Repeat every line exactly, keeping the pictures out of the copy.

□ □ □ □

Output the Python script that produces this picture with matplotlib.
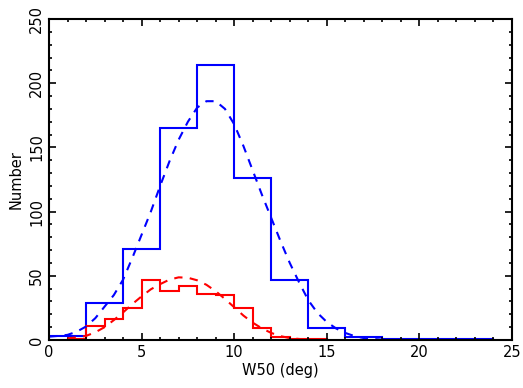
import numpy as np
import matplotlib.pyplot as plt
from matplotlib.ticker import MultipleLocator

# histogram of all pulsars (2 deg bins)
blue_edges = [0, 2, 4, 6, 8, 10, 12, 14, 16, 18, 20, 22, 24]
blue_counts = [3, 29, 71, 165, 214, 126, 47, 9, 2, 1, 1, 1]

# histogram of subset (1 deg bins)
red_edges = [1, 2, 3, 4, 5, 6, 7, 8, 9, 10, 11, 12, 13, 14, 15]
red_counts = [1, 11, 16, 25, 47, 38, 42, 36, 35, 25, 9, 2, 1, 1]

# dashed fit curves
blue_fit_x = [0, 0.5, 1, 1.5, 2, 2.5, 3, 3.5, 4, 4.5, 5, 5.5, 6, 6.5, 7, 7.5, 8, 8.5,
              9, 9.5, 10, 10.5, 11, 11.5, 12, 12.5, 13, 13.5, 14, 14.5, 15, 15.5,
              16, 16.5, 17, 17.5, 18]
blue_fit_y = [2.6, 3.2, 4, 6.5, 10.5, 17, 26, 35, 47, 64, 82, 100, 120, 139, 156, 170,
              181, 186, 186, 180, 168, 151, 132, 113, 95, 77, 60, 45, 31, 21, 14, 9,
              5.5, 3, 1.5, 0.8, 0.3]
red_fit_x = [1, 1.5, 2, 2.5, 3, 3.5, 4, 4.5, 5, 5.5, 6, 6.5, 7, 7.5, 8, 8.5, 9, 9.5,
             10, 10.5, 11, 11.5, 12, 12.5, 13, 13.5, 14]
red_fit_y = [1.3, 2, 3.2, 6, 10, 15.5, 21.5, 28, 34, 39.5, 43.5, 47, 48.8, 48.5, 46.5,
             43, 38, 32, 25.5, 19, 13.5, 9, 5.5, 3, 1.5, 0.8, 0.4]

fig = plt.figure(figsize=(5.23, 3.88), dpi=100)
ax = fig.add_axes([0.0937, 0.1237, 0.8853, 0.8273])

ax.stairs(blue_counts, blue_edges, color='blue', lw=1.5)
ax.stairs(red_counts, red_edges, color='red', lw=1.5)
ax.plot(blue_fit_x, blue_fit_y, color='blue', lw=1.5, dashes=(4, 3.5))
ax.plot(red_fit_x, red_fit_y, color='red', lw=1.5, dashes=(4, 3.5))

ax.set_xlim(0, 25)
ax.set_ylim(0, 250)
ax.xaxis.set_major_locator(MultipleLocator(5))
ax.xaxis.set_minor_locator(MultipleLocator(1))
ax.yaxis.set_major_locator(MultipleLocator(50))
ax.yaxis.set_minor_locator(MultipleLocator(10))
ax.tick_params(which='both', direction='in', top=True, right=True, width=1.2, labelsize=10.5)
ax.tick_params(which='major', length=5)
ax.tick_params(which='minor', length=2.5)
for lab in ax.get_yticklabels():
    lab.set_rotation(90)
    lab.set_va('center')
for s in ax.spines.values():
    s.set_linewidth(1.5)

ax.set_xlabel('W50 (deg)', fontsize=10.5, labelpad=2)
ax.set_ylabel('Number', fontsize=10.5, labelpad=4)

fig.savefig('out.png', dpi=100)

□ □ □ □

**Task solution**:
Output the Python script that produces this picture with matplotlib.
import numpy as np
import matplotlib.pyplot as plt
from matplotlib.ticker import MultipleLocator

# histogram of all pulsars (2 deg bins)
blue_edges = [0, 2, 4, 6, 8, 10, 12, 14, 16, 18, 20, 22, 24]
blue_counts = [3, 29, 71, 165, 214, 126, 47, 9, 2, 1, 1, 1]

# histogram of subset (1 deg bins)
red_edges = [1, 2, 3, 4, 5, 6, 7, 8, 9, 10, 11, 12, 13, 14, 15]
red_counts = [1, 11, 16, 25, 47, 38, 42, 36, 35, 25, 9, 2, 1, 1]

# dashed fit curves
blue_fit_x = [0, 0.5, 1, 1.5, 2, 2.5, 3, 3.5, 4, 4.5, 5, 5.5, 6, 6.5, 7, 7.5, 8, 8.5,
              9, 9.5, 10, 10.5, 11, 11.5, 12, 12.5, 13, 13.5, 14, 14.5, 15, 15.5,
              16, 16.5, 17, 17.5, 18]
blue_fit_y = [2.6, 3.2, 4, 6.5, 10.5, 17, 26, 35, 47, 64, 82, 100, 120, 139, 156, 170,
              181, 186, 186, 180, 168, 151, 132, 113, 95, 77, 60, 45, 31, 21, 14, 9,
              5.5, 3, 1.5, 0.8, 0.3]
red_fit_x = [1, 1.5, 2, 2.5, 3, 3.5, 4, 4.5, 5, 5.5, 6, 6.5, 7, 7.5, 8, 8.5, 9, 9.5,
             10, 10.5, 11, 11.5, 12, 12.5, 13, 13.5, 14]
red_fit_y = [1.3, 2, 3.2, 6, 10, 15.5, 21.5, 28, 34, 39.5, 43.5, 47, 48.8, 48.5, 46.5,
             43, 38, 32, 25.5, 19, 13.5, 9, 5.5, 3, 1.5, 0.8, 0.4]

fig = plt.figure(figsize=(5.23, 3.88), dpi=100)
ax = fig.add_axes([0.0937, 0.1237, 0.8853, 0.8273])

ax.stairs(blue_counts, blue_edges, color='blue', lw=1.5)
ax.stairs(red_counts, red_edges, color='red', lw=1.5)
ax.plot(blue_fit_x, blue_fit_y, color='blue', lw=1.5, dashes=(4, 3.5))
ax.plot(red_fit_x, red_fit_y, color='red', lw=1.5, dashes=(4, 3.5))

ax.set_xlim(0, 25)
ax.set_ylim(0, 250)
ax.xaxis.set_major_locator(MultipleLocator(5))
ax.xaxis.set_minor_locator(MultipleLocator(1))
ax.yaxis.set_major_locator(MultipleLocator(50))
ax.yaxis.set_minor_locator(MultipleLocator(10))
ax.tick_params(which='both', direction='in', top=True, right=True, width=1.2, labelsize=10.5)
ax.tick_params(which='major', length=5)
ax.tick_params(which='minor', length=2.5)
for lab in ax.get_yticklabels():
    lab.set_rotation(90)
    lab.set_va('center')
for s in ax.spines.values():
    s.set_linewidth(1.5)

ax.set_xlabel('W50 (deg)', fontsize=10.5, labelpad=2)
ax.set_ylabel('Number', fontsize=10.5, labelpad=4)

fig.savefig('out.png', dpi=100)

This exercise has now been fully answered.